Não à guerra. Sim aos Estados Unidos
Não, tal como Bush pai não nos convenceu, Bush filho também não nos convence. Não conseguimos entender por que Saddam é o pior de todos os homens, por que é o mais perigoso, por que derrubá-lo é tão indispensável à luta contra o terrorismo. Pelo contrário: quando comparada a outros regimes, a tirania de Saddam parece mais “moderada”. Basta ver a tolerância para com as Igrejas cristãs, que no Iraque existem; em outros países, não.
Somos contra esta guerra; estamos com o Papa, que a considera desproporcional como método e como finalidade, e vem recorrendo a todos os meios lícitos para evitá-la: para evitar que os pobres iraquianos, já expostos à opressão humana e política, também o sejam aos bombardeios aéreos, bem mais mortais. E, todos nós, às conseqüências de um conflito inútil.
Estamos com o Papa não só contra a guerra, mas sobretudo a favor da sua obra de construção da paz. O Papa não desautoriza os Estados Unidos; não diz que são a cloaca de todos os vícios do rico Ocidente; não lhes retira o batismo, nem excomunga os soldados católicos que partiram para o Iraque; mas a todos convida a se unirem a ele na oração (“Só uma intervenção do Alto pode permitir esperar um futuro menos sombrio. [...] Convido a todos que tomem nas mãos o Rosário para invocar a intercessão da Virgem Santíssima”; Angelus de 9 de fevereiro de 2003) e na busca da forma mais adequada de combater a violência que pesa sobre nós.

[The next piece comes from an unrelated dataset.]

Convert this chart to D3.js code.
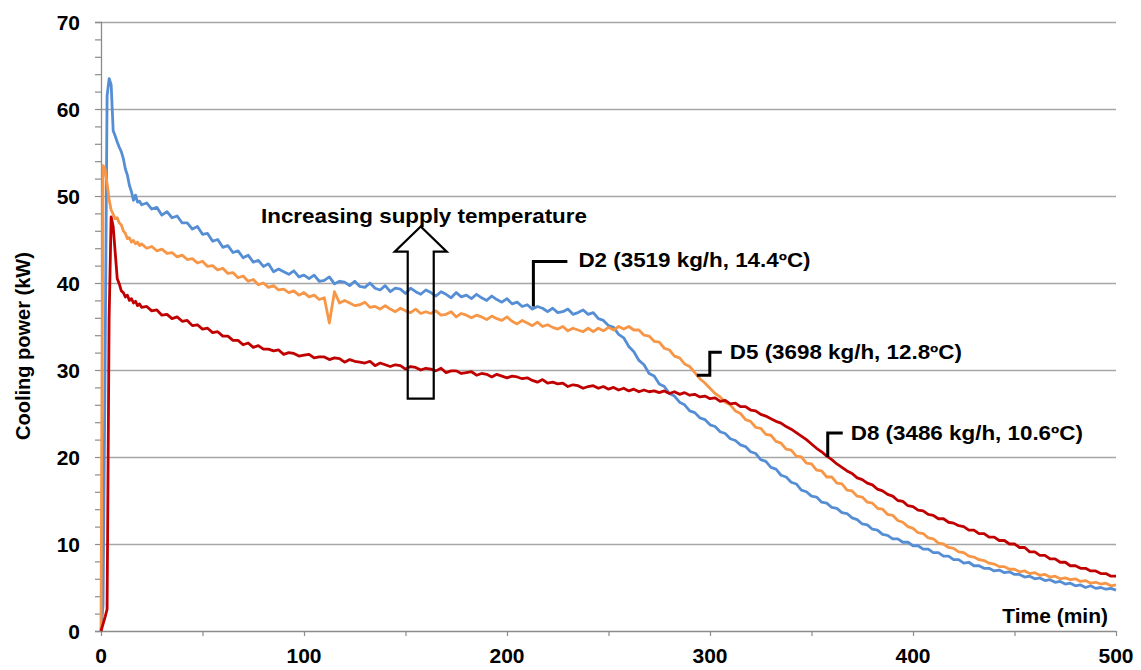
<!DOCTYPE html>
<html>
<head>
<meta charset="utf-8">
<script src="https://cdn.jsdelivr.net/npm/d3@7"></script>
<style>
  body { margin: 0; background: #ffffff; }
  svg { display: block; font-family: "Liberation Sans", Arial, sans-serif; }
</style>
</head>
<body>
<div id="chart"></div>
<script>
// time samples (min)
const time_min = [
  0, 1, 2, 3, 4, 5, 6, 7, 8, 9, 10, 11, 12, 13, 14, 15, 16, 17, 18, 19, 20,
  22.5, 25, 27.5, 30, 32.5, 35, 37.5, 40,
  42.5, 45, 47.5, 50, 52.5, 55, 57.5, 60,
  62.5, 65, 67.5, 70, 72.5, 75, 77.5, 80,
  82.5, 85, 87.5, 90, 92.5, 95, 97.5, 100,
  102.5, 105, 107.5, 110, 112.5, 115, 117.5, 120,
  122.5, 125, 127.5, 130, 132.5, 135, 137.5, 140,
  142.5, 145, 147.5, 150, 152.5, 155, 157.5, 160,
  162.5, 165, 167.5, 170, 172.5, 175, 177.5, 180,
  182.5, 185, 187.5, 190, 192.5, 195, 197.5, 200,
  202.5, 205, 207.5, 210, 212.5, 215, 217.5, 220,
  222.5, 225, 227.5, 230, 232.5, 235, 237.5, 240,
  242.5, 245, 247.5, 250, 252.5, 255, 257.5, 260,
  262.5, 265, 267.5, 270, 272.5, 275, 277.5, 280,
  282.5, 285, 287.5, 290, 292.5, 295, 297.5, 300,
  302.5, 305, 307.5, 310, 312.5, 315, 317.5, 320,
  322.5, 325, 327.5, 330, 332.5, 335, 337.5, 340,
  342.5, 345, 347.5, 350, 352.5, 355, 357.5, 360,
  362.5, 365, 367.5, 370, 372.5, 375, 377.5, 380,
  382.5, 385, 387.5, 390, 392.5, 395, 397.5, 400,
  402.5, 405, 407.5, 410, 412.5, 415, 417.5, 420,
  422.5, 425, 427.5, 430, 432.5, 435, 437.5, 440,
  442.5, 445, 447.5, 450, 452.5, 455, 457.5, 460,
  462.5, 465, 467.5, 470, 472.5, 475, 477.5, 480,
  482.5, 485, 487.5, 490, 492.5, 495, 497.5, 500
];

// cooling power (kW) per test
const d2_power = [
  0, 3, 30, 61.5, 63.5, 62.8, 57.5, 56.9, 56.2, 55.6, 55.1, 54.3, 53.1, 52.4, 51.2, 50.5, 49.5, 50.1, 49.3, 49.4, 49.0,
  49.2, 48.5, 48.7, 47.8, 48.2, 47.5, 47.7, 46.9,
  46.9, 46.2, 46.5, 45.6, 45.7, 44.8, 45.0, 44.1,
  44.3, 43.5, 43.7, 42.9, 43.2, 42.4, 42.6, 41.9,
  42.2, 41.3, 41.6, 41.3, 41.0, 41.4, 40.7, 40.9,
  40.5, 40.9, 40.2, 40.3, 40.7, 39.9, 40.2, 40.1,
  39.7, 40.2, 39.6, 39.5, 40.0, 39.4, 39.2, 39.7,
  39.0, 39.4, 39.3, 38.8, 39.4, 39.0, 38.7, 39.2,
  38.9, 38.5, 39.0, 38.7, 38.3, 38.9, 38.4, 38.6,
  38.2, 38.7, 38.3, 38.0, 38.5, 38.1, 37.8, 38.2,
  37.6, 37.8, 37.3, 37.5, 37.0, 37.3, 37.1, 36.7,
  37.1, 36.6, 36.7, 37.0, 36.4, 36.6, 36.9, 36.4,
  36.6, 35.9, 35.7, 35.1, 34.9, 34.1, 33.7, 32.7,
  32.1, 31.1, 30.6, 29.6, 29.3, 28.4, 28.1, 27.3,
  27.0, 26.3, 26.0, 25.3, 25.1, 24.5, 24.3, 23.7,
  23.5, 22.9, 22.7, 22.1, 21.9, 21.4, 21.2, 20.6,
  20.4, 19.7, 19.5, 18.8, 18.6, 17.9, 17.7, 17.1,
  16.9, 16.2, 16.0, 15.5, 15.4, 14.8, 14.7, 14.2,
  14.1, 13.6, 13.5, 13.0, 12.8, 12.3, 12.2, 11.7,
  11.6, 11.1, 11.0, 10.6, 10.6, 10.2, 10.2, 9.8,
  9.8, 9.4, 9.4, 9.0, 9.0, 8.6, 8.6, 8.2,
  8.2, 7.8, 7.9, 7.5, 7.5, 7.2, 7.2, 6.9,
  7.0, 6.7, 6.8, 6.5, 6.5, 6.2, 6.3, 6.0,
  6.1, 5.8, 5.9, 5.6, 5.7, 5.4, 5.5, 5.2,
  5.3, 5.0, 5.2, 4.9, 5.0, 4.8, 4.9, 4.7
];
const d5_power = [
  0, 53.5, 53.1, 51.4, 49.6, 48.4, 47.9, 47.4, 47.5, 46.9, 46.7, 46.0, 45.7, 45.1, 45.2, 44.7, 44.9, 44.5, 44.7, 44.3, 44.5,
  44.0, 44.2, 43.7, 43.9, 43.4, 43.5, 43.0, 43.2,
  42.7, 42.8, 42.3, 42.5, 41.9, 42.0, 41.5, 41.7,
  41.1, 41.2, 40.6, 40.8, 40.2, 40.4, 39.8, 40.0,
  39.5, 39.7, 39.2, 39.3, 38.9, 39.1, 38.6, 38.9,
  38.4, 38.6, 38.1, 38.3, 35.4, 39.0, 37.7, 38.0,
  37.7, 37.4, 37.5, 37.8, 37.2, 37.3, 37.0, 37.4,
  37.0, 36.7, 37.1, 36.8, 36.6, 37.0, 36.5, 36.7,
  36.5, 36.8, 36.3, 36.4, 36.7, 36.1, 36.5, 36.3,
  36.0, 36.3, 36.1, 35.8, 36.2, 35.9, 35.7, 36.1,
  35.6, 35.3, 35.7, 35.4, 35.1, 35.5, 35.0, 35.2,
  34.9, 34.7, 35.0, 34.5, 34.8, 34.6, 34.4, 34.8,
  34.4, 34.8, 34.5, 34.9, 34.6, 35.0, 34.7, 35.0,
  34.6, 34.6, 34.0, 33.9, 33.3, 33.2, 32.5, 32.3,
  31.6, 31.4, 30.7, 30.4, 29.7, 29.0, 28.5, 27.9,
  27.3, 26.9, 26.3, 26.0, 25.3, 25.0, 24.3, 24.1,
  23.4, 23.3, 22.6, 22.5, 21.8, 21.6, 20.9, 20.8,
  20.1, 20.0, 19.3, 19.2, 18.5, 18.4, 17.7, 17.7,
  17.0, 16.9, 16.2, 16.1, 15.5, 15.4, 14.8, 14.7,
  14.1, 14.0, 13.4, 13.3, 12.7, 12.5, 12.0, 11.8,
  11.3, 11.2, 10.7, 10.6, 10.1, 10.0, 9.6, 9.5,
  9.1, 9.0, 8.6, 8.5, 8.2, 8.1, 7.8, 7.7,
  7.4, 7.4, 7.1, 7.1, 6.8, 6.9, 6.6, 6.7,
  6.4, 6.5, 6.2, 6.3, 6.0, 6.1, 5.9, 6.0,
  5.7, 5.8, 5.5, 5.6, 5.4, 5.5, 5.2, 5.3
];
const d8_power = [
  0, 0.8, 1.6, 2.5, 36, 47.6, 46.5, 43.5, 40.5, 39.9, 39.1, 38.9, 38.4, 38.6, 38.0, 38.2, 37.7, 37.9, 37.4, 37.6, 37.2,
  37.3, 36.8, 36.9, 36.3, 36.4, 35.9, 36.1, 35.6,
  35.7, 35.1, 35.2, 34.7, 34.8, 34.3, 34.4, 33.9,
  33.9, 33.4, 33.4, 32.9, 33.1, 32.6, 32.8, 32.4,
  32.4, 32.2, 32.3, 31.8, 32.0, 31.9, 31.6, 31.7,
  31.8, 31.4, 31.5, 31.5, 31.2, 31.4, 31.3, 30.9,
  31.2, 31.0, 30.9, 30.8, 31.0, 30.5, 30.8, 30.6,
  30.4, 30.6, 30.5, 30.1, 30.4, 30.3, 30.0, 30.2,
  30.1, 29.9, 30.2, 29.7, 29.9, 29.9, 29.6, 29.7,
  29.8, 29.4, 29.6, 29.5, 29.2, 29.5, 29.3, 29.1,
  29.3, 29.2, 29.0, 29.1, 28.8, 28.6, 28.9, 28.5,
  28.6, 28.4, 28.5, 28.1, 28.3, 28.2, 27.9, 28.1,
  28.2, 27.9, 28.1, 27.8, 28.0, 27.7, 27.9, 27.6,
  27.8, 27.5, 27.7, 27.5, 27.6, 27.4, 27.6, 27.3,
  27.5, 27.2, 27.4, 27.1, 27.2, 26.9, 27.0, 26.7,
  26.8, 26.4, 26.5, 26.1, 26.2, 25.8, 25.8, 25.4,
  25.3, 24.9, 24.7, 24.4, 24.1, 23.9, 23.5, 23.2,
  22.8, 22.4, 22.0, 21.5, 21.0, 20.6, 20.1, 19.7,
  19.2, 18.8, 18.4, 18.1, 17.6, 17.4, 17.0, 16.8,
  16.3, 16.1, 15.7, 15.5, 15.0, 14.9, 14.4, 14.3,
  13.9, 13.8, 13.4, 13.3, 12.9, 12.9, 12.5, 12.4,
  12.1, 12.0, 11.6, 11.6, 11.2, 11.2, 10.8, 10.8,
  10.4, 10.4, 10.0, 10.0, 9.6, 9.6, 9.1, 9.1,
  8.7, 8.7, 8.3, 8.3, 7.9, 7.9, 7.5, 7.5,
  7.2, 7.2, 6.9, 6.9, 6.6, 6.6, 6.3, 6.3
];

const series_names = ["D2 (3519 kg/h, 14.4ºC)", "D5 (3698 kg/h, 12.8ºC)", "D8 (3486 kg/h, 10.6ºC)"];
const series_values = [d2_power, d5_power, d8_power];
const series_colors = ["#558ed5", "#f79646", "#c00000"];
// callout anchor on each curve: [time, power]
const callout_anchor = [[213, 37.3], [293.5, 29.4], [358, 20.0]];

const x_ticks = [0, 100, 200, 300, 400, 500];
const y_ticks = [0, 10, 20, 30, 40, 50, 60, 70];

const chart_width = 1141;
const chart_height = 670;

const x = d3.scaleLinear().domain([0, 500]).range([101, 1116]);
const y = d3.scaleLinear().domain([0, 70]).range([631, 22]);

const svg = d3.select("#chart").append("svg")
    .attr("width", chart_width)
    .attr("height", chart_height)
    .attr("viewBox", [0, 0, chart_width, chart_height]);

// gridlines
svg.append("g")
    .selectAll("line")
    .data(y_ticks.slice(1))
    .join("line")
    .attr("x1", x(0))
    .attr("x2", x(500))
    .attr("y1", d => Math.round(y(d)) + 0.5)
    .attr("y2", d => Math.round(y(d)) + 0.5)
    .attr("stroke", "#a6a6a6")
    .attr("stroke-width", 1.3);

// y axis with minor ticks every 2 kW
const y_axis = svg.append("g")
    .attr("transform", `translate(${x(0)},0)`)
    .call(d3.axisLeft(y).tickValues(d3.range(0, 71, 2)).tickSize(6).tickFormat(""));
y_axis.selectAll("line").attr("stroke", "#8c8c8c").attr("stroke-width", 1.2);
y_axis.select(".domain").attr("stroke", "#8c8c8c").attr("stroke-width", 1.3);

y_axis.selectAll(".major")
    .data(y_ticks)
    .join("text")
    .attr("x", -21)
    .attr("y", d => y(d))
    .attr("dy", "0.36em")
    .attr("text-anchor", "end")
    .attr("font-size", 21)
    .attr("font-weight", "bold")
    .attr("fill", "#000")
    .text(d => d);

// x axis
const x_axis = svg.append("g")
    .attr("transform", `translate(0,${y(0)})`)
    .call(d3.axisBottom(x).tickValues(d3.range(0, 501, 50)).tickSize(5).tickSizeOuter(0).tickFormat(""));
x_axis.selectAll("line").attr("stroke", "#8c8c8c").attr("stroke-width", 1.2);
x_axis.select(".domain").attr("stroke", "#8c8c8c").attr("stroke-width", 1.3);

x_axis.selectAll(".major")
    .data(x_ticks)
    .join("text")
    .attr("x", d => x(d))
    .attr("y", 32)
    .attr("text-anchor", "middle")
    .attr("font-size", 21)
    .attr("font-weight", "bold")
    .attr("fill", "#000")
    .text(d => d);

// axis titles
svg.append("text")
    .attr("transform", `translate(30,346) rotate(-90)`)
    .attr("text-anchor", "middle")
    .attr("font-size", 20)
    .attr("font-weight", "bold")
    .text("Cooling power (kW)");

svg.append("text")
    .attr("transform", `translate(1108,623) scale(1.05,1)`)
    .attr("text-anchor", "end")
    .attr("font-size", 20)
    .attr("font-weight", "bold")
    .text("Time (min)");

// lines
const line = d3.line()
    .x((d, i) => x(time_min[i]))
    .y(d => y(d));

svg.append("g")
    .selectAll("path")
    .data(series_values)
    .join("path")
    .attr("fill", "none")
    .attr("stroke", (d, i) => series_colors[i])
    .attr("stroke-width", 2.8)
    .attr("stroke-linejoin", "round")
    .attr("d", d => line(d));

// callouts
const callout_paths = [
    (px, py) => `M${px},${py}V${py - 45}H${px + 34}`,
    (px, py) => `M${px},${py}H${px + 13}V${py - 23}H${px + 25}`,
    (px, py) => `M${px},${py}V${py - 24}H${px + 15}`
];
const callout_text = [[45, -39], [33, -16], [23, -17]];

const callout = svg.append("g");
callout_anchor.forEach((a, i) => {
    const px = x(a[0]);
    const py = y(a[1]);
    callout.append("path")
        .attr("d", callout_paths[i](px, py))
        .attr("fill", "none")
        .attr("stroke", "#000")
        .attr("stroke-width", 3);
    callout.append("text")
        .attr("transform", `translate(${px + callout_text[i][0]},${py + callout_text[i][1]}) scale(1.12,1)`)
        .attr("font-size", 20)
        .attr("font-weight", "bold")
        .text(series_names[i]);
});

// increasing supply temperature arrow
const arrow_x = x(157.5);
const arrow_base = y(26.7);
const arrow_neck = y(43.6);
const arrow_tip = y(46.5);
svg.append("path")
    .attr("d", `M${arrow_x - 13},${arrow_base}H${arrow_x + 13}V${arrow_neck}H${arrow_x + 26}L${arrow_x},${arrow_tip}L${arrow_x - 26},${arrow_neck}H${arrow_x - 13}Z`)
    .attr("fill", "none")
    .attr("stroke", "#000")
    .attr("stroke-width", 2.2);

svg.append("text")
    .attr("transform", `translate(261,223) scale(1.12,1)`)
    .attr("font-size", 20)
    .attr("font-weight", "bold")
    .text("Increasing supply temperature");
</script>
</body>
</html>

Vemos um aspecto irrenunciável dessa forma mais adequada: a salvaguarda da liberdade. A liberdade de crer, a liberdade de se expressar, a liberdade de trabalhar por um futuro melhor; a liberdade da Igreja e a liberdade do Estado; a liberdade das instituições e a liberdade da democracia. Os Estados Unidos são um exemplo disso: são um exemplo tão forte que chegam quase a se tornar uma espécie de sonho, sobretudo para os mais excluídos. Por isso, mesmo que o governo americano, na contingência atual, esteja cometendo um erro, nós não renunciamos aos Estados Unidos, mesmo porque, nos Estados Unidos, a pessoa pode ser contra a guerra dos próprios Estados Unidos. Em muitos países, semelhante liberdade nem é sonhada. Não queimamos as bandeiras americanas, não buscamos a utopia de sociedades tão perfeitas que nelas ninguém mais precise ser bom. Não nos sentimos tranqüilos porque fazemos declarações aprovadas pela maioria.
Sentimos responsabilidade, amargura e pena pelas contradições que não se conseguem resolver; pela impotência dos organismos internacionais; pelos condicionamentos que, inevitavelmente, amarram as relações entre os Estados. Sabemos que a nossa liberdade deve ser usada para mudar as coisas com esforço, determinação e escolhas civilizadas.
O verdadeiro movimento pela paz é um movimento de educação, no qual se possa afirmar como consciência de povo a escolha de que o mal não vença o bem - esse mal que está terrivelmente presente também em cada um de nós e não apenas num inimigo externo (que muda conforme o lado com que nos alinhamos). De tal forma que todo juízo e toda ação sejam fatores de paz, de justiça e de civilidade. Como devem ser.